DATASET EXCERPT -
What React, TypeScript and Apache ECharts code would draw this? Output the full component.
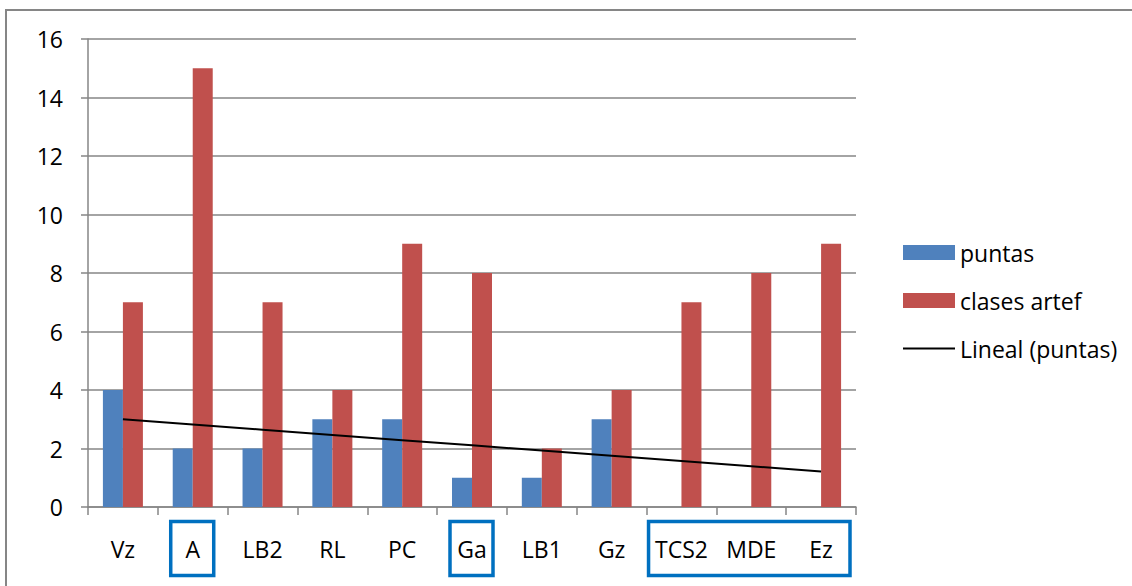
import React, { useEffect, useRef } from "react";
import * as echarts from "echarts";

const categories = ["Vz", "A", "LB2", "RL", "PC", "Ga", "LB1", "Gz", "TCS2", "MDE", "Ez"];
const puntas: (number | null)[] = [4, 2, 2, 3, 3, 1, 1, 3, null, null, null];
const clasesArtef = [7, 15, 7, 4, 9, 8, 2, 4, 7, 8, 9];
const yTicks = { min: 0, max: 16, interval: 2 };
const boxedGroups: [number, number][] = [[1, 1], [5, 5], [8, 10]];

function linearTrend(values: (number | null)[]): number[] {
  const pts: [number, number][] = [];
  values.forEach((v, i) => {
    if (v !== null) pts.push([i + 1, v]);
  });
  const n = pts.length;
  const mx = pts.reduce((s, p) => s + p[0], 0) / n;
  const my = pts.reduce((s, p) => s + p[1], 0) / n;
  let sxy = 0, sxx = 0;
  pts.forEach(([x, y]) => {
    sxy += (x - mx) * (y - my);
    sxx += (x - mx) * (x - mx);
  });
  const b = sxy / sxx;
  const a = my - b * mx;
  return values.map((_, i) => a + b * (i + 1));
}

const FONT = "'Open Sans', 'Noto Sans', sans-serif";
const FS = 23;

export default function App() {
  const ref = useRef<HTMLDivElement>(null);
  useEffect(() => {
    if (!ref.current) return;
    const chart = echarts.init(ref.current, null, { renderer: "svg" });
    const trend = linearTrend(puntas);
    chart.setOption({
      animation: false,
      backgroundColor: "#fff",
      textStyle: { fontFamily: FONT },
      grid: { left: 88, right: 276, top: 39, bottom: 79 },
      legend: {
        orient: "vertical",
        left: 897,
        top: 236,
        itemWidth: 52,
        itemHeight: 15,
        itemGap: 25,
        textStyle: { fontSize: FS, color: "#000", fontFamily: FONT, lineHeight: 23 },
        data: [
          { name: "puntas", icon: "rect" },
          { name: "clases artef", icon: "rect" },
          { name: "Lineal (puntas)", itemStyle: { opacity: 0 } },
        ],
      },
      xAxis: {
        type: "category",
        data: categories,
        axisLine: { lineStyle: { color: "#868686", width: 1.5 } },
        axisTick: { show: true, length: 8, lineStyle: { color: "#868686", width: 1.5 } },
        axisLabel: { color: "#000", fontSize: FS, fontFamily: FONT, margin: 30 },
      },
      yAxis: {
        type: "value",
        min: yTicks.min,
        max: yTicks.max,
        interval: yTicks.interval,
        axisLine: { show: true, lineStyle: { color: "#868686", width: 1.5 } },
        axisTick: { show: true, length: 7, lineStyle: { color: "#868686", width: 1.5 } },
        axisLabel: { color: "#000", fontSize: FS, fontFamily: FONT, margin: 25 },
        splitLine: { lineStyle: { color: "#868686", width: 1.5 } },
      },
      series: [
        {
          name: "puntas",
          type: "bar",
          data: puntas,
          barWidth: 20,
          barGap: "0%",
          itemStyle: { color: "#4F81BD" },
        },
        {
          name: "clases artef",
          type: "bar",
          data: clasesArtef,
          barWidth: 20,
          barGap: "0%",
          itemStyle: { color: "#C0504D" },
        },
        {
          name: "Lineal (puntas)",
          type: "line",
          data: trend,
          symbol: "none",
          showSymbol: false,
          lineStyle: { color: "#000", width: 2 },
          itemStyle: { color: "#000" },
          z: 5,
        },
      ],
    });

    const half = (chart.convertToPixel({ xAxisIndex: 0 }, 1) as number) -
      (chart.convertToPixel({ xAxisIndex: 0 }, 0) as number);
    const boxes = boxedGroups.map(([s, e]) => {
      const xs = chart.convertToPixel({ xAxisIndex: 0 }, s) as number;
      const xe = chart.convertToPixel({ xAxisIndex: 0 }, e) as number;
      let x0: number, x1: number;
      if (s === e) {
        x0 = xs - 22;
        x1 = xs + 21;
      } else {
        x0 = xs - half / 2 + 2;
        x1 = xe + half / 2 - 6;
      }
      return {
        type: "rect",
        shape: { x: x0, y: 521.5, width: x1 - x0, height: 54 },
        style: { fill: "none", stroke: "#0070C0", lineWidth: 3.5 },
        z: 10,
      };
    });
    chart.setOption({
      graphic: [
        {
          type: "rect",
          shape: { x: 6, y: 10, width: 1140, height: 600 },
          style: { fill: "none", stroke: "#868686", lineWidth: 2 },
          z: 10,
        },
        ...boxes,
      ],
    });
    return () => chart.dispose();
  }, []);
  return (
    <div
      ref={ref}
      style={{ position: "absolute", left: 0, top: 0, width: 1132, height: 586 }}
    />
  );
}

PROBLEM - Reproduce the material in full, word for word, and omit the pictures.

TASK ANSWER -
What React, TypeScript and Apache ECharts code would draw this? Output the full component.
import React, { useEffect, useRef } from "react";
import * as echarts from "echarts";

const categories = ["Vz", "A", "LB2", "RL", "PC", "Ga", "LB1", "Gz", "TCS2", "MDE", "Ez"];
const puntas: (number | null)[] = [4, 2, 2, 3, 3, 1, 1, 3, null, null, null];
const clasesArtef = [7, 15, 7, 4, 9, 8, 2, 4, 7, 8, 9];
const yTicks = { min: 0, max: 16, interval: 2 };
const boxedGroups: [number, number][] = [[1, 1], [5, 5], [8, 10]];

function linearTrend(values: (number | null)[]): number[] {
  const pts: [number, number][] = [];
  values.forEach((v, i) => {
    if (v !== null) pts.push([i + 1, v]);
  });
  const n = pts.length;
  const mx = pts.reduce((s, p) => s + p[0], 0) / n;
  const my = pts.reduce((s, p) => s + p[1], 0) / n;
  let sxy = 0, sxx = 0;
  pts.forEach(([x, y]) => {
    sxy += (x - mx) * (y - my);
    sxx += (x - mx) * (x - mx);
  });
  const b = sxy / sxx;
  const a = my - b * mx;
  return values.map((_, i) => a + b * (i + 1));
}

const FONT = "'Open Sans', 'Noto Sans', sans-serif";
const FS = 23;

export default function App() {
  const ref = useRef<HTMLDivElement>(null);
  useEffect(() => {
    if (!ref.current) return;
    const chart = echarts.init(ref.current, null, { renderer: "svg" });
    const trend = linearTrend(puntas);
    chart.setOption({
      animation: false,
      backgroundColor: "#fff",
      textStyle: { fontFamily: FONT },
      grid: { left: 88, right: 276, top: 39, bottom: 79 },
      legend: {
        orient: "vertical",
        left: 897,
        top: 236,
        itemWidth: 52,
        itemHeight: 15,
        itemGap: 25,
        textStyle: { fontSize: FS, color: "#000", fontFamily: FONT, lineHeight: 23 },
        data: [
          { name: "puntas", icon: "rect" },
          { name: "clases artef", icon: "rect" },
          { name: "Lineal (puntas)", itemStyle: { opacity: 0 } },
        ],
      },
      xAxis: {
        type: "category",
        data: categories,
        axisLine: { lineStyle: { color: "#868686", width: 1.5 } },
        axisTick: { show: true, length: 8, lineStyle: { color: "#868686", width: 1.5 } },
        axisLabel: { color: "#000", fontSize: FS, fontFamily: FONT, margin: 30 },
      },
      yAxis: {
        type: "value",
        min: yTicks.min,
        max: yTicks.max,
        interval: yTicks.interval,
        axisLine: { show: true, lineStyle: { color: "#868686", width: 1.5 } },
        axisTick: { show: true, length: 7, lineStyle: { color: "#868686", width: 1.5 } },
        axisLabel: { color: "#000", fontSize: FS, fontFamily: FONT, margin: 25 },
        splitLine: { lineStyle: { color: "#868686", width: 1.5 } },
      },
      series: [
        {
          name: "puntas",
          type: "bar",
          data: puntas,
          barWidth: 20,
          barGap: "0%",
          itemStyle: { color: "#4F81BD" },
        },
        {
          name: "clases artef",
          type: "bar",
          data: clasesArtef,
          barWidth: 20,
          barGap: "0%",
          itemStyle: { color: "#C0504D" },
        },
        {
          name: "Lineal (puntas)",
          type: "line",
          data: trend,
          symbol: "none",
          showSymbol: false,
          lineStyle: { color: "#000", width: 2 },
          itemStyle: { color: "#000" },
          z: 5,
        },
      ],
    });

    const half = (chart.convertToPixel({ xAxisIndex: 0 }, 1) as number) -
      (chart.convertToPixel({ xAxisIndex: 0 }, 0) as number);
    const boxes = boxedGroups.map(([s, e]) => {
      const xs = chart.convertToPixel({ xAxisIndex: 0 }, s) as number;
      const xe = chart.convertToPixel({ xAxisIndex: 0 }, e) as number;
      let x0: number, x1: number;
      if (s === e) {
        x0 = xs - 22;
        x1 = xs + 21;
      } else {
        x0 = xs - half / 2 + 2;
        x1 = xe + half / 2 - 6;
      }
      return {
        type: "rect",
        shape: { x: x0, y: 521.5, width: x1 - x0, height: 54 },
        style: { fill: "none", stroke: "#0070C0", lineWidth: 3.5 },
        z: 10,
      };
    });
    chart.setOption({
      graphic: [
        {
          type: "rect",
          shape: { x: 6, y: 10, width: 1140, height: 600 },
          style: { fill: "none", stroke: "#868686", lineWidth: 2 },
          z: 10,
        },
        ...boxes,
      ],
    });
    return () => chart.dispose();
  }, []);
  return (
    <div
      ref={ref}
      style={{ position: "absolute", left: 0, top: 0, width: 1132, height: 586 }}
    />
  );
}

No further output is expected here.